La televisión nunca me preparó para el futuro. ¿Cómo habría podido hacerlo? Cuando era pequeña, la tecnología que aparecía en la tele era buena y santa: servía para salvarle la vida a la gente, para hacerle fácil la vida a la gente, para entretener a la gente. La tecnología nos servía.
La tecnología siempre ha tenido algo de magia, principalmente porque los vacíos de la ignorancia se llenan con imaginación.
Para mí fue sumamente difícil dejar de imaginar una biblioteca en línea como si fuera un recorrido virtual por un pasillo dentro de una computadora.
En 1999 tuvimos Internet en casa y, para ese entonces, todos los sábados, la serie animada ReBoot me convencía de que lo virtual era estrictamente real (aún cuando las personas dentro de la computadora fueran verdes).
Por muchos años, encontré que la única escala útil para medir la virtualidad era la realidad.
Así fue como la primera vez que le tuve miedo a la tecnología fue instintivo: estaba aterrada de que un desconocido encontrara mi ubicación y me agrediera, físicamente.
Con esta clase de miedos, la franquicia de CSI inauguró la tecnología del milenio.
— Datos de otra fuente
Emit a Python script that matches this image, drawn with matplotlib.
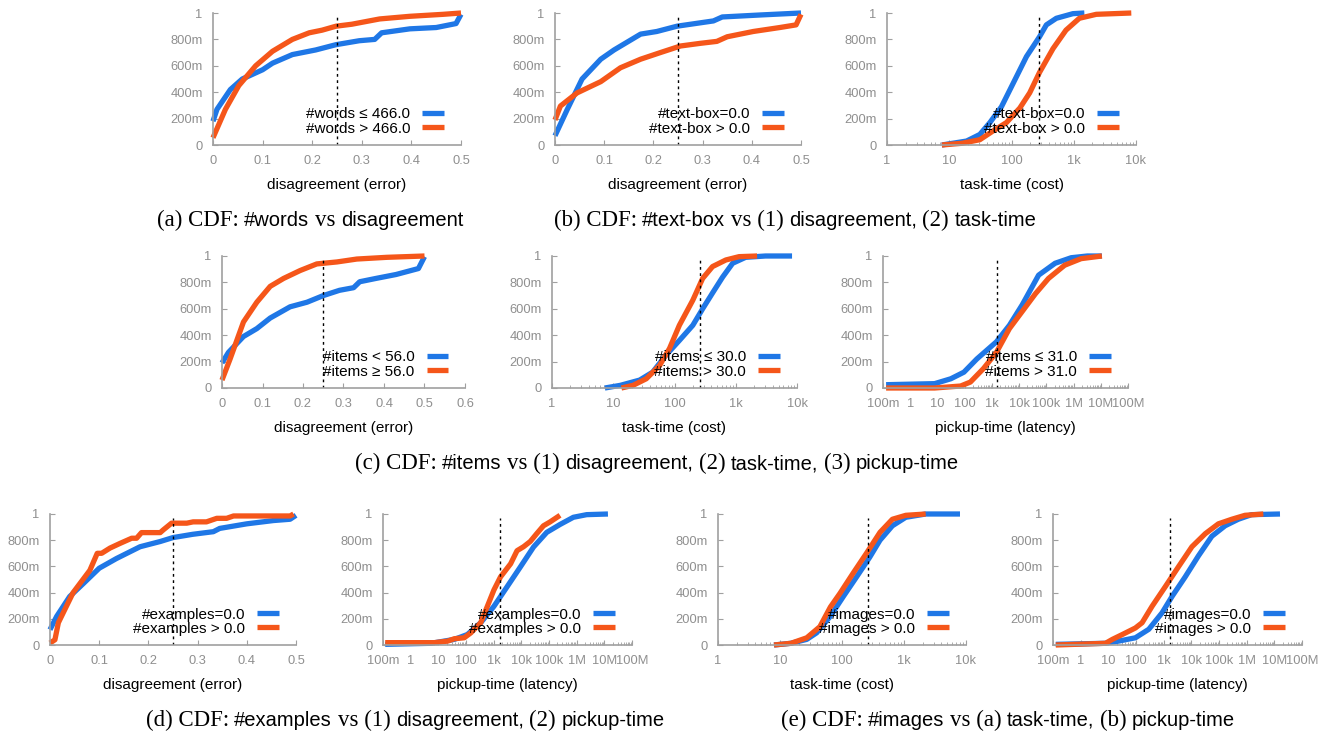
import matplotlib
matplotlib.use('Agg')
import matplotlib.pyplot as plt
import numpy as np
from matplotlib.ticker import LogLocator, NullFormatter

W, H = 1326, 736
BLUE = '#1f77e6'
ORANGE = '#f5561a'
GRAY = '#8f8f8f'
SANS = ['Liberation Sans', 'DejaVu Sans']
SERIF = ['Liberation Serif', 'DejaVu Serif']

# ---- data (x, CDF) ----
# (a) #words vs disagreement
a_blue_x = [0, 0.008, 0.035, 0.059, 0.1, 0.12, 0.16, 0.207, 0.248, 0.295, 0.326, 0.34, 0.397, 0.45, 0.49, 0.5]
a_blue_y = [0.18, 0.27, 0.42, 0.50, 0.57, 0.62, 0.685, 0.72, 0.76, 0.79, 0.80, 0.85, 0.88, 0.89, 0.92, 0.99]
a_orng_x = [0, 0.025, 0.052, 0.086, 0.12, 0.16, 0.194, 0.22, 0.248, 0.28, 0.336, 0.397, 0.464, 0.5]
a_orng_y = [0.055, 0.27, 0.45, 0.60, 0.71, 0.80, 0.85, 0.87, 0.90, 0.915, 0.955, 0.975, 0.99, 1.0]

# (b1) #text-box vs disagreement
b1_blue_x = [0, 0.025, 0.055, 0.093, 0.12, 0.174, 0.207, 0.248, 0.322, 0.34, 0.417, 0.5]
b1_blue_y = [0.07, 0.27, 0.50, 0.65, 0.72, 0.84, 0.86, 0.90, 0.94, 0.97, 0.985, 1.0]
b1_orng_x = [0, 0.011, 0.045, 0.093, 0.133, 0.174, 0.214, 0.255, 0.295, 0.329, 0.35, 0.403, 0.457, 0.49, 0.5]
b1_orng_y = [0.19, 0.295, 0.395, 0.48, 0.585, 0.65, 0.70, 0.75, 0.77, 0.785, 0.82, 0.86, 0.89, 0.91, 0.99]

# (b2) #text-box vs task-time
b2_blue_x = [7.6, 19, 31, 45, 69, 107, 174, 282, 363, 525, 970, 1480]
b2_blue_y = [0, 0.03, 0.08, 0.17, 0.29, 0.47, 0.67, 0.82, 0.91, 0.96, 0.995, 1.0]
b2_orng_x = [7.6, 16, 31, 50, 83, 136, 196, 282, 464, 750, 1230, 2300, 8400]
b2_orng_y = [0, 0.013, 0.04, 0.105, 0.17, 0.28, 0.395, 0.55, 0.73, 0.87, 0.96, 0.99, 1.0]

# (c1) #items vs disagreement
c1_blue_x = [0, 0.016, 0.053, 0.086, 0.119, 0.168, 0.21, 0.25, 0.29, 0.325, 0.34, 0.38, 0.43, 0.485, 0.5]
c1_blue_y = [0.19, 0.27, 0.39, 0.45, 0.53, 0.615, 0.65, 0.70, 0.74, 0.76, 0.805, 0.83, 0.86, 0.905, 0.995]
c1_orng_x = [0, 0.02, 0.053, 0.086, 0.119, 0.152, 0.193, 0.234, 0.284, 0.333, 0.407, 0.5]
c1_orng_y = [0.06, 0.22, 0.50, 0.65, 0.77, 0.83, 0.89, 0.94, 0.955, 0.977, 0.99, 1.0]

# (c2) #items vs task-time
c2_blue_x = [7.3, 13, 27, 44, 73, 120, 199, 288, 418, 610, 890, 1450, 3060, 8300]
c2_blue_y = [0, 0.02, 0.06, 0.12, 0.25, 0.36, 0.475, 0.60, 0.72, 0.84, 0.945, 0.99, 1.0, 1.0]
c2_orng_x = [13.6, 21, 34.6, 57, 83, 120, 199, 288, 418, 690, 1130, 2230]
c2_orng_y = [0, 0.02, 0.07, 0.17, 0.30, 0.475, 0.665, 0.83, 0.92, 0.97, 0.995, 1.0]

# (c3) #items vs pickup-time
c3_blue_x = [0.13, 7.9, 31, 94, 280, 1470, 4400, 13000, 52000, 2.1e5, 8.2e5, 3.2e6, 1.1e7]
c3_blue_y = [0.025, 0.033, 0.07, 0.12, 0.22, 0.35, 0.475, 0.63, 0.855, 0.945, 0.987, 1.0, 1.0]
c3_orng_x = [0.13, 7.9, 71, 162, 490, 1470, 4400, 13000, 40000, 1.2e5, 4.7e5, 1.9e6, 1.1e7]
c3_orng_y = [0, 0, 0.015, 0.045, 0.147, 0.27, 0.45, 0.58, 0.715, 0.83, 0.93, 0.98, 1.0]

# (d1) #examples vs disagreement
d1_blue_x = [0, 0.0135, 0.04, 0.068, 0.1, 0.135, 0.183, 0.224, 0.25, 0.29, 0.332, 0.345, 0.4, 0.454, 0.488, 0.5]
d1_blue_y = [0.117, 0.218, 0.37, 0.47, 0.586, 0.66, 0.75, 0.79, 0.82, 0.845, 0.865, 0.89, 0.925, 0.95, 0.96, 0.99]
d1_orng_x = [0, 0.01, 0.017, 0.03, 0.047, 0.064, 0.081, 0.096, 0.105, 0.122, 0.142, 0.166, 0.176, 0.186,
             0.224, 0.23, 0.247, 0.278, 0.291, 0.318, 0.339, 0.359, 0.373, 0.488, 0.495]
d1_orng_y = [0.015, 0.04, 0.17, 0.27, 0.40, 0.485, 0.57, 0.70, 0.70, 0.74, 0.775, 0.815, 0.815, 0.858,
             0.858, 0.878, 0.93, 0.93, 0.94, 0.94, 0.967, 0.967, 0.985, 0.985, 1.0]

# (d2) #examples vs pickup-time
d2_blue_x = [0.12, 5.5, 38, 112, 340, 1020, 3090, 9300, 27600, 83000, 2.5e5, 7.6e5, 2.3e6, 1.35e7]
d2_blue_y = [0.005, 0.013, 0.043, 0.08, 0.17, 0.295, 0.446, 0.597, 0.748, 0.86, 0.92, 0.975, 0.995, 1.0]
d2_orng_x = [0.12, 7.2, 22, 38, 86, 150, 340, 590, 1020, 1770, 4100, 7000, 12000, 21000, 36000, 63000, 1.1e5, 2.5e5]
d2_orng_y = [0.018, 0.018, 0.03, 0.048, 0.055, 0.093, 0.17, 0.295, 0.42, 0.52, 0.62, 0.72, 0.75, 0.79, 0.85, 0.91, 0.94, 0.99]

# (e1) #images vs task-time
e1_blue_x = [8, 15, 27, 39, 65, 105, 172, 280, 410, 650, 1070, 2240, 8000]
e1_blue_y = [0, 0.013, 0.043, 0.093, 0.22, 0.37, 0.52, 0.67, 0.80, 0.91, 0.975, 1.0, 1.0]
e1_orng_x = [8, 15, 27, 44, 65, 93, 152, 248, 410, 650, 1070, 2240]
e1_orng_y = [0, 0.013, 0.055, 0.14, 0.29, 0.395, 0.55, 0.70, 0.86, 0.96, 0.99, 1.0]

# (e2) #images vs pickup-time
e2_blue_x = [0.126, 7.9, 24, 95, 290, 870, 2000, 6000, 18000, 55000, 1.66e5, 5e5, 1.5e6, 1.6e7]
e2_blue_y = [0.005, 0.013, 0.03, 0.055, 0.12, 0.245, 0.37, 0.52, 0.68, 0.83, 0.91, 0.96, 0.995, 1.0]
e2_orng_x = [0.126, 7.9, 14, 32, 95, 166, 380, 1150, 3500, 10500, 32000, 95000, 2.9e5, 8.7e5, 4e6]
e2_orng_y = [0, 0.013, 0.043, 0.08, 0.13, 0.17, 0.295, 0.446, 0.60, 0.75, 0.85, 0.925, 0.96, 0.99, 1.0]

y_ticks = [0, 0.2, 0.4, 0.6, 0.8, 1.0]
y_labels = ['0', '200m', '400m', '600m', '800m', '1']
task_ticks = [1, 10, 100, 1e3, 1e4]
task_labels = ['1', '10', '100', '1k', '10k']
pick_ticks = [0.1, 1, 10, 100, 1e3, 1e4, 1e5, 1e6, 1e7, 1e8]
pick_labels = ['100m', '1', '10', '100', '1k', '10k', '100k', '1M', '10M', '100M']

fig = plt.figure(figsize=(W / 100, H / 100), dpi=100)


def px_rect(left, right, top, bottom):
    return [left / W, 1 - bottom / H, (right - left) / W, (bottom - top) / H]


def draw_panel(rect, xb, yb, xo, yo, labels, kind, vline, xmax=0.5):
    ax = fig.add_axes(rect)
    lb, = ax.plot(xb, yb, color=BLUE, lw=3.8, clip_on=False, solid_capstyle='butt')
    lo, = ax.plot(xo, yo, color=ORANGE, lw=3.8, clip_on=False, solid_capstyle='butt')
    ax.axvline(vline, ymax=0.97, color='k', ls=(0, (2, 2.5)), lw=1)

    if kind == 'err':
        ax.set_xlim(0, xmax)
        ticks = np.round(np.arange(0, xmax + 0.01, 0.1), 1)
        ax.set_xticks(ticks)
        ax.set_xticklabels(['%g' % t for t in ticks])
        ax.set_xlabel('disagreement (error)')
    else:
        ax.set_xscale('log')
        if kind == 'task':
            ax.set_xlim(1, 1e4)
            ax.set_xticks(task_ticks)
            ax.set_xticklabels(task_labels)
            ax.set_xlabel('task-time (cost)')
        else:
            ax.set_xlim(0.1, 1e8)
            ax.set_xticks(pick_ticks)
            ax.set_xticklabels(pick_labels)
            ax.set_xlabel('pickup-time (latency)')
        ax.xaxis.set_minor_locator(LogLocator(base=10, subs=np.arange(2, 10), numticks=30))
        ax.xaxis.set_minor_formatter(NullFormatter())

    ax.set_ylim(0, 1)
    ax.set_yticks(y_ticks)
    ax.set_yticklabels(y_labels)
    for s in ['top', 'right']:
        ax.spines[s].set_visible(False)
    for s in ['left', 'bottom']:
        ax.spines[s].set_color('#a0a0a0')
        ax.spines[s].set_linewidth(1.2)
    ax.tick_params(which='major', direction='in', length=3.5, color='#a0a0a0',
                   labelcolor=GRAY, labelsize=9.3, pad=7.5)
    ax.tick_params(axis='x', which='major', pad=7)
    ax.tick_params(which='minor', direction='in', length=2, color='#a0a0a0')
    for t in ax.get_xticklabels() + ax.get_yticklabels():
        t.set_family(SANS)
    ax.xaxis.label.set_family(SANS)
    ax.xaxis.label.set_size(11)
    ax.xaxis.labelpad = 8

    ax.legend([lb, lo], labels, loc='lower right', bbox_to_anchor=(0.93, 0.07),
              frameon=False, markerfirst=False, handlelength=1.4, handletextpad=0.8,
              labelspacing=0.02, borderpad=0, borderaxespad=0,
              prop=dict(family=SANS, size=11))
    return ax


draw_panel(px_rect(213, 461, 13, 145), a_blue_x, a_blue_y, a_orng_x, a_orng_y,
           ['#words ≤ 466.0', '#words > 466.0'], 'err', 0.25)
draw_panel(px_rect(555, 801, 13, 145), b1_blue_x, b1_blue_y, b1_orng_x, b1_orng_y,
           ['#text-box=0.0', '#text-box > 0.0'], 'err', 0.25)
draw_panel(px_rect(887, 1136, 13, 145), b2_blue_x, b2_blue_y, b2_orng_x, b2_orng_y,
           ['#text-box=0.0', '#text-box > 0.0'], 'task', 272)

draw_panel(px_rect(222, 465, 256, 388), c1_blue_x, c1_blue_y, c1_orng_x, c1_orng_y,
           ['#items < 56.0', '#items ≥ 56.0'], 'err', 0.25, xmax=0.6)
draw_panel(px_rect(552, 797, 256, 388), c2_blue_x, c2_blue_y, c2_orng_x, c2_orng_y,
           ['#items ≤ 30.0', '#items > 30.0'], 'task', 265)
draw_panel(px_rect(883, 1128, 256, 388), c3_blue_x, c3_blue_y, c3_orng_x, c3_orng_y,
           ['#items ≤ 31.0', '#items > 31.0'], 'pick', 1550)

draw_panel(px_rect(50, 296, 514, 645), d1_blue_x, d1_blue_y, d1_orng_x, d1_orng_y,
           ['#examples=0.0', '#examples > 0.0'], 'err', 0.25)
draw_panel(px_rect(383, 632, 514, 645), d2_blue_x, d2_blue_y, d2_orng_x, d2_orng_y,
           ['#examples=0.0', '#examples > 0.0'], 'pick', 1700)
draw_panel(px_rect(718, 966, 514, 645), e1_blue_x, e1_blue_y, e1_orng_x, e1_orng_y,
           ['#images=0.0', '#images > 0.0'], 'task', 265)
draw_panel(px_rect(1053, 1302, 514, 645), e2_blue_x, e2_blue_y, e2_orng_x, e2_orng_y,
           ['#images=0.0', '#images > 0.0'], 'pick', 1700)

# captions mix a serif face with a sans face, as in the paper; 's' = serif, 'f' = sans
captions = [
    ([('(a) CDF:', 's'), ('#words', 'f'), ('vs', 's'), ('disagreement', 'f')], 310, 220),
    ([('(b) CDF:', 's'), ('#text-box', 'f'), ('vs (1)', 's'), ('disagreement,', 'f'),
      ('(2)', 's'), ('task-time', 'f')], 795, 220),
    ([('(c) CDF:', 's'), ('#items', 'f'), ('vs (1)', 's'), ('disagreement,', 'f'),
      ('(2)', 's'), ('task-time,', 'f'), ('(3)', 's'), ('pickup-time', 'f')], 657, 463),
    ([('(d) CDF:', 's'), ('#examples', 'f'), ('vs (1)', 's'), ('disagreement,', 'f'),
      ('(2)', 's'), ('pickup-time', 'f')], 405, 720),
    ([('(e) CDF:', 's'), ('#images', 'f'), ('vs (a)', 's'), ('task-time,', 'f'),
      ('(b)', 's'), ('pickup-time', 'f')], 1008, 720),
]

renderer = fig.canvas.get_renderer()
gap = 5.5  # px between words
for parts, cx, cy in captions:
    texts = []
    for word, face in parts:
        if face == 's':
            t = fig.text(0, 1 - cy / H, word, ha='left', va='baseline', family=SERIF, size=16.5)
        else:
            t = fig.text(0, 1 - cy / H, word, ha='left', va='baseline', family=SANS, size=14.5)
        texts.append(t)
    widths = [t.get_window_extent(renderer).width for t in texts]
    total = sum(widths) + gap * (len(texts) - 1)
    x = cx - total / 2
    for t, w in zip(texts, widths):
        t.set_x(x / W)
        t.set_y(1 - (cy + 6) / H)
        x += w + gap

fig.savefig('out.png', dpi=100)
Tenían edición fotográfica de punta para identificar sospechosos en fotos de resolución patética y geolocalización tan rápida que los casos de robo los resolvían en días.
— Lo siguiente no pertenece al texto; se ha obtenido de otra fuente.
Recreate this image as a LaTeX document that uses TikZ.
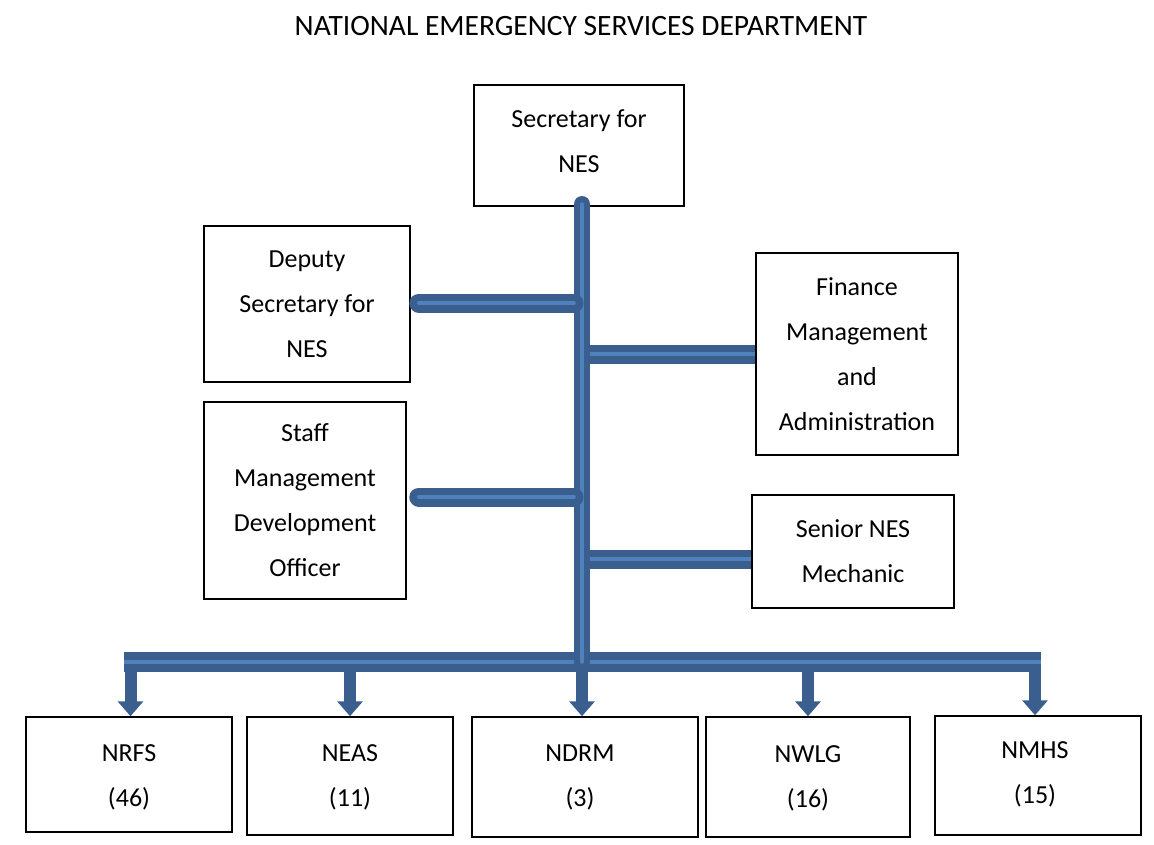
\documentclass[tikz,border=0pt]{standalone}
\usepackage{fontspec}
\setmainfont{Carlito}
\usetikzlibrary{arrows.meta}
\definecolor{pipeDark}{HTML}{3A5F8E}
\definecolor{pipeLight}{HTML}{4F81BD}
\tikzset{
  box/.style={draw=black, line width=1.5pt, inner sep=0pt, align=center,
    font=\fontsize{26}{45}\selectfont},
  txt/.style={inner sep=0pt, align=center, font=\fontsize{26}{45}\selectfont},
  pipe/.style={draw=pipeDark, line width=#1, postaction={draw=pipeLight, line width=3.5pt}},
  pipe/.default=19pt,
  shaft/.style={draw=pipeDark, line width=12pt, -{Triangle[width=25pt,length=15pt]}},
}
\begin{document}
\begin{tikzpicture}[x=1pt,y=-1pt]
\path[use as bounding box] (0,0) rectangle (1154,844);
\node[anchor=base, font=\fontsize{29.5}{34}\selectfont] (title) at (581,35) {NATIONAL EMERGENCY SERVICES DEPARTMENT};

\node[box, minimum width=210pt, minimum height=121pt] (sec) at (579,145.5) {};
\node[txt] (sectext) at (579,141) {Secretary for\\NES};
\node[box, minimum width=206pt, minimum height=156pt] (dep) at (307,304) {Deputy\\Secretary for\\NES};
\node[box, minimum width=202pt, minimum height=202pt] (fin) at (857,354) {Finance\\Management\\and\\Administration};
\node[box, minimum width=202pt, minimum height=197pt] (staff) at (305,500.5) {Staff\\Management\\Development\\Officer};
\node[box, minimum width=202pt, minimum height=113pt] (sen) at (853,551.5) {Senior NES\\Mechanic};

\node[box, minimum width=206pt, minimum height=115pt] (nrfs) at (129,774.5) {};
\node[txt] at (129,777) {NRFS\\(46)};
\node[box, minimum width=206pt, minimum height=118pt] (neas) at (350,776) {};
\node[txt] at (350,777) {NEAS\\(11)};
\node[box, minimum width=226pt, minimum height=120pt] (ndrm) at (585,777) {};
\node[txt] at (580,777) {NDRM\\(3)};
\node[box, minimum width=204pt, minimum height=120pt] (nwlg) at (808,777) {};
\node[txt] at (808,778) {NWLG\\(16)};
\node[box, minimum width=206pt, minimum height=119pt] (nmhs) at (1038,775.5) {};
\node[txt] at (1035,774) {NMHS\\(15)};

\coordinate (top) at (582,204);
\coordinate (jdep) at (582,303);
\coordinate (jfin) at (582,354);
\coordinate (jstaff) at (582,497);
\coordinate (jsen) at (582,559);
\coordinate (bus) at (582,662);
\coordinate (busL) at (124,662);
\coordinate (busR) at (1041,662);
\coordinate (r) at ([xshift=-6pt]busR |- nmhs.north);

% down arrows
\draw[shaft] ([xshift=1.5pt]nrfs.north |- bus) -- ([xshift=1.5pt]nrfs.north);
\draw[shaft] (neas.north |- bus) -- (neas.north);
\draw[shaft] (bus) -- (ndrm.north -| bus);
\draw[shaft] (nwlg.north |- bus) -- (nwlg.north);
\draw[shaft] (r |- bus) -- (r);

% bus
\draw[pipe=20pt] (busL) -- (busR);
% trunk
\draw[pipe=16pt, line cap=round] (top) -- (bus);
% branches
\draw[pipe=19pt, line cap=round] ([xshift=8pt]dep.east |- jdep) -- ([xshift=-8pt]jdep);
\draw[pipe=19pt] ([xshift=8pt]jfin) -- (fin.west |- jfin);
\draw[pipe=19pt, line cap=round] ([xshift=12pt]staff.east |- jstaff) -- ([xshift=-8pt]jstaff);
\draw[pipe=19pt] ([xshift=8pt]jsen) -- (sen.west |- jsen);
\end{tikzpicture}
\end{document}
Hasta su último episodio en el 2015 , CSI fue tan real que sus fans la llamaron policiaca antes que cuestionarla como lo que era, ciencia ficción.
La ciencia ficción era otra cosa: era Stargate SG-1 con su aparato alienígena para viajar a otros planetas o Firefly con sus vaqueros espaciales.
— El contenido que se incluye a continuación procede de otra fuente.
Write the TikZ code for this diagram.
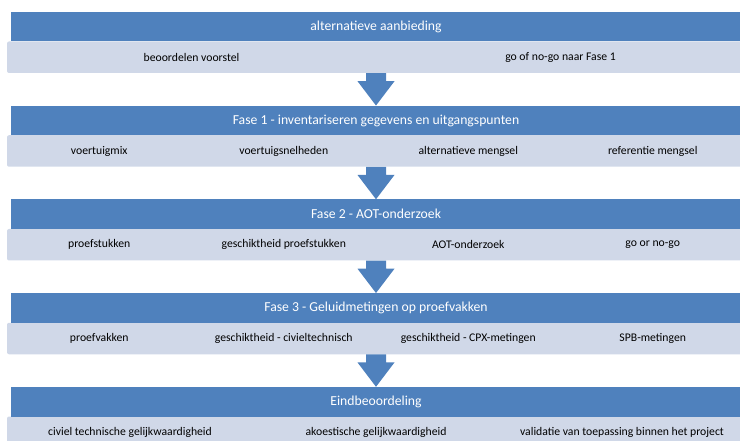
\documentclass[tikz,border=0pt]{standalone}
\usepackage{fontspec}
\setmainfont{Carlito}
\usetikzlibrary{calc}
\definecolor{faseblauw}{HTML}{4F81BD}
\definecolor{faselicht}{HTML}{D0D8E8}
\tikzset{
  kop/.style={fill=faseblauw, text=white, font=\fontsize{13.7}{16}\selectfont, minimum width=730pt, minimum height=29.5pt, inner sep=0pt},
  balk/.style={fill=faselicht, rounded corners=2pt, minimum width=738pt, minimum height=31.5pt, inner sep=0pt},
  punt/.style={font=\fontsize{11.7}{14}\selectfont, text=black, inner sep=0pt}
}
\newcommand{\fase}[3]{ \node[balk] (balk#1) at ( 376 , #2 + 45.25 ) {}; \node[kop] (kop#1) at ( 376 , #2 + 14.75 ) {#3};}
\newcommand{\pijl}[2]{ \fill[faseblauw] ([xshift=-10pt]#1.south) -- ([xshift=10pt]#1.south) -- ([xshift=10pt,yshift=-8pt]#1.south) -- ([xshift=18.5pt,yshift=-8pt]#1.south) -- (#2.north) -- ([xshift=-18.5pt,yshift=-8pt]#1.south) -- ([xshift=-10pt,yshift=-8pt]#1.south) -- cycle;}

\begin{document}
\begin{tikzpicture}[x=1pt,y=-1pt]
    \useasboundingbox (0,0) rectangle (740,441);
    %
    \fase{1}{12}{alternatieve aanbieding}
    \node[punt] (p11) at (191.5, 57) {beoordelen voorstel};
    \node[punt] (p12) at (560.5, 57) {go of no-go naar Fase 1};
    %
    \fase{2}{105.75}{Fase 1 - inventariseren gegevens en uitgangspunten}
    \node[punt] (p21) at (99.25, 151) {voertuigmix};
    \node[punt] (p22) at (283.75, 151) {voertuigsnelheden};
    \node[punt] (p23) at (468.25, 151) {alternatieve mengsel};
    \node[punt] (p24) at (652.75, 151) {referentie mengsel};
    %
    \fase{3}{199.5}{Fase 2 - AOT-onderzoek}
    \node[punt] (p31) at (99.25, 244.75) {proefstukken};
    \node[punt] (p32) at (283.75, 244.75) {geschiktheid proefstukken};
    \node[punt] (p33) at (468.25, 244.75) {AOT-onderzoek};
    \node[punt] (p34) at (652.75, 244.75) {go or no-go};
    %
    \fase{4}{293.25}{Fase 3 - Geluidmetingen op proefvakken}
    \node[punt] (p41) at (99.25, 338.5) {proefvakken};
    \node[punt] (p42) at (283.75, 338.5) {geschiktheid - civieltechnisch};
    \node[punt] (p43) at (468.25, 338.5) {geschiktheid - CPX-metingen};
    \node[punt] (p44) at (652.75, 338.5) {SPB-metingen};
    %
    \fase{5}{387}{Eindbeoordeling}
    \node[punt] (p51) at (130, 432.25) {civiel technische gelijkwaardigheid};
    \node[punt] (p52) at (376, 432.25) {akoestische gelijkwaardigheid};
    \node[punt] (p53) at (622, 432.25) {validatie van toepassing binnen het project};
    %
    \pijl{balk1}{kop2}
    \pijl{balk2}{kop3}
    \pijl{balk3}{kop4}
    \pijl{balk4}{kop5}
\end{tikzpicture}
\end{document}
Antes, la ciencia ficción era más ficción que ciencia. Era cómo los productores de tele fantaseaban y tergiversaban la incertidumbre del futuro.
Ahora que el futuro es cierto –que el cambio climático dejó de ser una especulación, que un magnate de la farándula tiene poderes presidenciales sin ninguna formación intelectual, que la sobreproducción de información falsa nos hace más ignorantes –, me temo que la televisión sí me prepara.
Westworld en HBO me dice que “los placeres violentos tienen finales violentos” y la absurda libertad de la realidad virtual, de repente, tiene límites.
The Handmaid's Tale en Hulu me advierte que en un cataclismo ecológico, las mujeres seremos las primeras en convertirnos en esclavas de la reproducción de la raza humana.
Black Mirror en Netflix me dice que, en el fondo, toda la magia de la tecnología es oscura porque sus ambiciones son humanas, imperfectas.
“La pantalla es el altar, soy a quien se le sacrifican, era dorada tras era dorada” dice la diosa Media en American Gods . “Sostienen una pantalla más pequeña en sus regazos o en la palma de sus manos para no aburrirse viendo la grande. El tiempo y la atención son mejores que la sangre de cordero”.
Todas son ficciones y la mayoría tienen más ingredientes de fantasía que de ciencia. Pero, para la televisión actual, la tecnología dejó de servirnos.
En la incertidumbre del futuro ya no hay magia. Hay aprensión porque es el vertidero de las secuelas de lo que ocurra ahora: inadvertidamente, la televisión me prepara para el presente.